His writing is good and has a naturally `abstract' or `modernist' quality, something like James Joyce, because he is blind and describes the world without visual terms or images.
Reading D's work makes me aware of how little information we really get from visual perception. Conincidently, Joanna gave me an article in recent New Yorker titled `Itch' by Atul Gawande (June 30, 2008) that makes the same point from a neuro-science point of view. The amount of concrete information gained through vision is very much less than we suppose.
I discovered the above through my friendship with D. and the years we spent climbing, hiking, and of course while I was working for him on various bio-science projects. One startling fact that everybody forgets is that much of bio-sphere, plants of course, but also some animals do not have eyes, and manage quite successfully without them.
Since D. can't see, he has no idea what Cubism means. I spent most of the day describing what Cubism was, by using special relativity, multiple positions, and no privilaged reference frame (no fixed metric, either) as the way to describe what Cubist painting was trying to do. This in turn relates to Joyce and Ulysses, since Joyce was attempting to achieve similar effects (multiple and theoretically simultaneous points of view) in writing. I just re-started Ulysses to see if this theory of the novel holds up, and what I think about it, after trying to get through it in my early twenties.
This idea of relating Cubism, Joyce, and Relativity together is straight out of Edmond Carpender's lectures in Cultural Anthro. Carpenter (heavily influenced by McLuhan) picked up the trace of the ideas from Cassirer, Whorf of course, and other sources in the period.
We are so familiar with these ideas and their effects on our concept of the world, that we hardly notice them anymore. You can see these effects and their influence on our arts when you go rent older movies (say the straight story line sort) and then contrast them to much newer movies where more recent directors have mastered some of these collage and simultaneity effects well enough to construct a formal composition out of very heavily cut and pasted scenes that build a story line through what is in linear terms, essentially irrational nonsense.

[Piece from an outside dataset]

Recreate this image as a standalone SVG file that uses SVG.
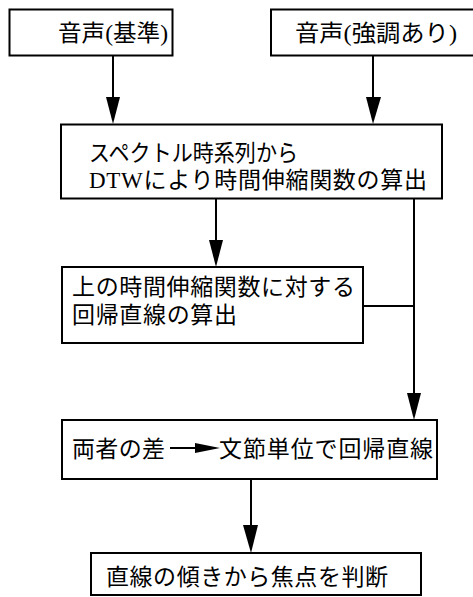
<svg xmlns="http://www.w3.org/2000/svg" width="473" height="597" viewBox="0 0 473 597">
<style>
.box{fill:#fff;stroke:#000;stroke-width:2}
.ln{stroke:#000;stroke-width:2;fill:none}
.hd{fill:#000;stroke:none}
text{font-family:"Liberation Serif","Noto Sans CJK JP",serif;font-size:23px;fill:#000}
</style>
<rect width="473" height="597" fill="#fff"/>
<g id="connectors">
<line class="ln" x1="113" y1="56" x2="113" y2="100"/>
<polygon class="hd" points="106,97 120,97 113,124"/>
<line class="ln" x1="373" y1="56" x2="373" y2="100"/>
<polygon class="hd" points="366,97 381,97 373,124"/>
<line class="ln" x1="216" y1="198" x2="216" y2="243"/>
<polygon class="hd" points="209,240 223,240 216,267"/>
<line class="ln" x1="414" y1="198" x2="414" y2="396"/>
<polygon class="hd" points="407,393 421,393 414,420"/>
<line class="ln" x1="363" y1="306" x2="414" y2="306"/>
<line class="ln" x1="251" y1="479" x2="251" y2="528"/>
<polygon class="hd" points="243,525 258,525 251,553"/>
</g>
<g id="n1">
<rect class="box" x="9.5" y="9.5" width="163" height="46"/>
<text x="58" y="41" textLength="110" lengthAdjust="spacingAndGlyphs">音声(基準)</text>
</g>
<g id="n2">
<rect class="box" x="271" y="9.5" width="215" height="46"/>
<text x="295" y="41" textLength="162" lengthAdjust="spacingAndGlyphs">音声(強調あり)</text>
</g>
<g id="n3">
<rect class="box" x="61" y="124.5" width="381" height="74"/>
<text x="89" y="161" textLength="209" lengthAdjust="spacingAndGlyphs">スペクトル時系列から</text>
<text x="89" y="188" textLength="338" lengthAdjust="spacing">DTWにより時間伸縮関数の算出</text>
</g>
<g id="n4">
<rect class="box" x="62" y="267" width="301" height="76"/>
<text x="72" y="295" textLength="283" lengthAdjust="spacing">上の時間伸縮関数に対する</text>
<text x="72" y="323" textLength="165" lengthAdjust="spacing">回帰直線の算出</text>
</g>
<g id="n5">
<rect class="box" x="62" y="420" width="375" height="59"/>
<text x="72" y="457" textLength="93" lengthAdjust="spacing">両者の差</text>
<line class="ln" x1="170" y1="448" x2="197" y2="448"/>
<polygon class="hd" points="195,443 195,453 220,448"/>
<text x="219" y="457" textLength="214" lengthAdjust="spacing">文節単位で回帰直線</text>
</g>
<g id="n6">
<rect class="box" x="91" y="553" width="330" height="42"/>
<text x="106" y="585" textLength="282" lengthAdjust="spacing">直線の傾きから焦点を判断</text>
</g>
</svg>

Momento, for example does a really good job of this sort of abstract composition by telling the story backward in color and foreward in black and white---or was it the other way? (Can't remember, and it doesn't really matter.) The plot synopsis is in the link below. Don't read it if you haven't seen the movie, but plan to. That's because the synopsis will spoil the effect this discovery of composition makes on you---which is a very nice surprize.
http://www.imdb.com/title/tt0209144/synopsis
This movie is highly reminiscent of Alain Robbe-Grillet. For any one interested try R-G's Snap Shots, a collection of very short stories. The compositional forms stand out easily and don't become tedious. For example, The Replacement, uses something like Joyce's parallax (two points of view of the same object), hence the title. The object is a tree seen by a school teacher, teaching French history, and a student in the classroom, bored, looking out the window at the same tree. Both are completely disengaged from their own physical position, while their minds wonder in other directions. The apparent positions, when you work them out, turn out to be physically impossible. The narrative makes them appear coherent.